Olivier Père

Mollenard de Robert Siodmak

Mollenard (ou Mollenard, capitaine corsaire, 1938) est un film génial découvert il y a quelques semaines grâce à la collection « Gaumont à la demande », une mine d’or pour les amoureux du patrimoine cinématographique français.

Mollenard est un capitaine de cargo, un aventurier, misanthrope, contrebandier, bourlingueur, chef charismatique adoré par ses hommes, hédoniste couvert de femmes, qui a fui la France pour échapper à la haine qu’il voue à son épouse, une bourgeoise austère, conformiste et bigote qui  habite le port de Dunkerque où elle est espère ne jamais le voir réapparaître.

Devenu trafiquant d’armes en Extrême-Orient, travaillant davantage pour son compte que pour la compagnie marchande qui l’emploie, Mollenard est sommé de rentrer en France et doit rendre des comptes à ses patrons, consternés par ses activités illégales et son comportement scandaleux. Mollenard est une force de la nature et pourtant ce retour au bercail lui sera fatal. Victime d’une attaque qui le paralyse et le tient à la merci de son effroyable épouse, il affronte la cruelle situation qu’il avait toujours redouté, la seule chose dont il eut jamais peur : mourir sous le même toit que sa femme…

Splendide film d’aventures exotiques qui baigne dans une atmosphère interlope, dangereuse et décadente (les séquences se déroulant à Shanghai comptent parmi ce qu’on a fait de mieux dans le genre), Mollenard est aussi un drame atroce de la conjugalité qui met en scène un couple monstrueux séparé par les mers mais uni par la haine. Le film frappe par les sentiments toujours plus grands que nature – jusque et surtout dans la bassesse – qui animent les personnages, comme si tout le film était contaminé par la nature volcanique de son héros, totalement cynique et amoral et en même temps profondément humain, et finalement admirable.
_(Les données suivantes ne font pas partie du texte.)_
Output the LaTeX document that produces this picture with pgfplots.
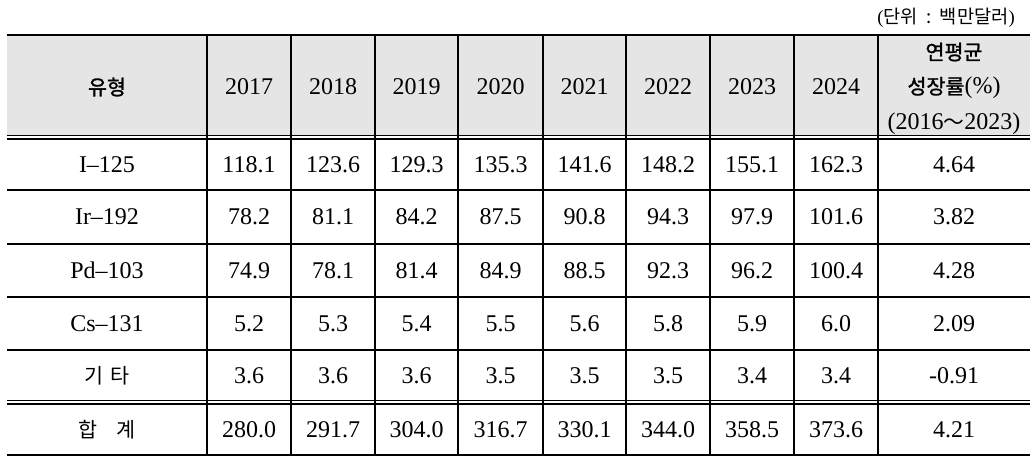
\documentclass[border=0pt]{standalone}
\usepackage{fontspec}
\setmainfont{Liberation Serif}
\newfontfamily\kr{Noto Sans CJK KR}
\newfontfamily\krb[FakeBold=1.3]{Noto Sans CJK KR}
\usepackage{pgfplots}
\pgfplotsset{compat=1.18}
\definecolor{hdr}{RGB}{229,229,229}
\newcommand\numfont{\fontsize{18}{21}\selectfont}
\newcommand\krfont{\fontsize{15.5}{18}\selectfont}
\begin{document}
\begin{tikzpicture}
\begin{axis}[
  width=774pt, height=350.25pt, scale only axis,
  xmin=0, xmax=1032, ymin=0, ymax=467, y dir=reverse,
  hide axis, clip=false,
  nodes near coords, point meta=explicit symbolic,
  nodes near coords style={anchor=center, inner sep=0pt, font=\numfont},
]
% header background
\fill[hdr] (axis cs:7,36) rectangle (axis cs:1030,136);
% horizontal rules
\draw[line width=2.2pt] (axis cs:7,35) -- (axis cs:1030,35);
\draw[line width=2.2pt] (axis cs:7,455) -- (axis cs:1030,455);
\draw[line width=0.8pt] (axis cs:7,135.8) -- (axis cs:1030,135.8);
\draw[line width=0.8pt] (axis cs:7,139) -- (axis cs:1030,139);
\draw[line width=0.8pt] (axis cs:7,400.8) -- (axis cs:1030,400.8);
\draw[line width=0.8pt] (axis cs:7,404) -- (axis cs:1030,404);
\draw[line width=0.8pt] (axis cs:7,190) -- (axis cs:1030,190);
\draw[line width=0.8pt] (axis cs:7,244) -- (axis cs:1030,244);
\draw[line width=0.8pt] (axis cs:7,297) -- (axis cs:1030,297);
\draw[line width=0.8pt] (axis cs:7,350) -- (axis cs:1030,350);
% vertical rules
\pgfplotsinvokeforeach{207,291,375,458,543,626,710,794,878}{
  \draw[line width=0.8pt] (axis cs:#1,36.5) -- (axis cs:#1,454);
}
% unit
\node[anchor=east, inner sep=0pt] at (axis cs:1015,18) {\fontsize{14}{16}\selectfont(\kr 단위\hspace{0.45em}:\hspace{0.45em}백만달러\rmfamily)};
% header
\node[inner sep=0pt] at (axis cs:107,87) {\krb\krfont 유형};
\addplot[draw=none, mark=none] coordinates {
  (249,87) [2017] (333,87) [2018] (416.5,87) [2019] (500.5,87) [2020]
  (584.5,87) [2021] (668,87) [2022] (752,87) [2023] (836,87) [2024]};
\node[inner sep=0pt] at (axis cs:954,52) {\krb\krfont 연평균};
\node[inner sep=0pt] at (axis cs:954,88) {\numfont{\krb\krfont 성장률}(\%)};
\node[inner sep=0pt] at (axis cs:954,123.5) {\numfont(2016{\kr\krfont ～}2023)};
% row labels
\node[inner sep=0pt] at (axis cs:107,164.5) {\numfont I--125};
\node[inner sep=0pt] at (axis cs:107,217) {\numfont Ir--192};
\node[inner sep=0pt] at (axis cs:107,270.5) {\numfont Pd--103};
\node[inner sep=0pt] at (axis cs:107,323.5) {\numfont Cs--131};
\node[inner sep=0pt] at (axis cs:107,375.5) {\kr\krfont 기\hspace{0.3em}타};
\node[inner sep=0pt] at (axis cs:107,429.5) {\kr\krfont 합\hspace{0.9em}계};
% I-125
\addplot[draw=none, mark=none] coordinates {
  (249,164.5) [118.1] (333,164.5) [123.6] (416.5,164.5) [129.3] (500.5,164.5) [135.3]
  (584.5,164.5) [141.6] (668,164.5) [148.2] (752,164.5) [155.1] (836,164.5) [162.3] (954,164.5) [4.64]};
% Ir-192
\addplot[draw=none, mark=none] coordinates {
  (249,217) [78.2] (333,217) [81.1] (416.5,217) [84.2] (500.5,217) [87.5]
  (584.5,217) [90.8] (668,217) [94.3] (752,217) [97.9] (836,217) [101.6] (954,217) [3.82]};
% Pd-103
\addplot[draw=none, mark=none] coordinates {
  (249,270.5) [74.9] (333,270.5) [78.1] (416.5,270.5) [81.4] (500.5,270.5) [84.9]
  (584.5,270.5) [88.5] (668,270.5) [92.3] (752,270.5) [96.2] (836,270.5) [100.4] (954,270.5) [4.28]};
% Cs-131
\addplot[draw=none, mark=none] coordinates {
  (249,323.5) [5.2] (333,323.5) [5.3] (416.5,323.5) [5.4] (500.5,323.5) [5.5]
  (584.5,323.5) [5.6] (668,323.5) [5.8] (752,323.5) [5.9] (836,323.5) [6.0] (954,323.5) [2.09]};
% other
\addplot[draw=none, mark=none] coordinates {
  (249,375.5) [3.6] (333,375.5) [3.6] (416.5,375.5) [3.6] (500.5,375.5) [3.5]
  (584.5,375.5) [3.5] (668,375.5) [3.5] (752,375.5) [3.4] (836,375.5) [3.4] (954,375.5) [-0.91]};
% total
\addplot[draw=none, mark=none] coordinates {
  (249,429.5) [280.0] (333,429.5) [291.7] (416.5,429.5) [304.0] (500.5,429.5) [316.7]
  (584.5,429.5) [330.1] (668,429.5) [344.0] (752,429.5) [358.5] (836,429.5) [373.6] (954,429.5) [4.21]};
\end{axis}
\pgfresetboundingbox
\path[use as bounding box] (current axis.south west) rectangle (current axis.north east);
\end{tikzpicture}
\end{document}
Avec Charles Spaak au scénario, Schüfftan et Alekan à la lumière, Trauner aux décors, Millhaud à la musique, Mollenard bénéficie des meilleurs techniciens et artisans du cinéma français de l’époque. Le film est évidemment transcendé par l’interprétation d’Harry Baur, prodigieux acteur qui apporte à Mollenard une force tragique, une dimension pathétique extraordinaire. La noirceur, le nihilisme de l’ensemble évoquent le cinéma de Duvivier, mais Siodmak est sans doute plus généreux, lyrique même, et n’hésite pas à mener son film sur les rives du mélodrame. Difficile de ne pas être ému aux larmes par le destin d’un homme qui symbolise l’aventure, le refus des lois, en somme la liberté. La mise en scène de Siodmak rivalise avec celle des grands cinéastes américains des années 30. Rien de surprenant que ce cinéaste très talentueux se soit aussi bien intégré au système des studios et qu’il ait signé à Hollywood quelques classiques du film noir.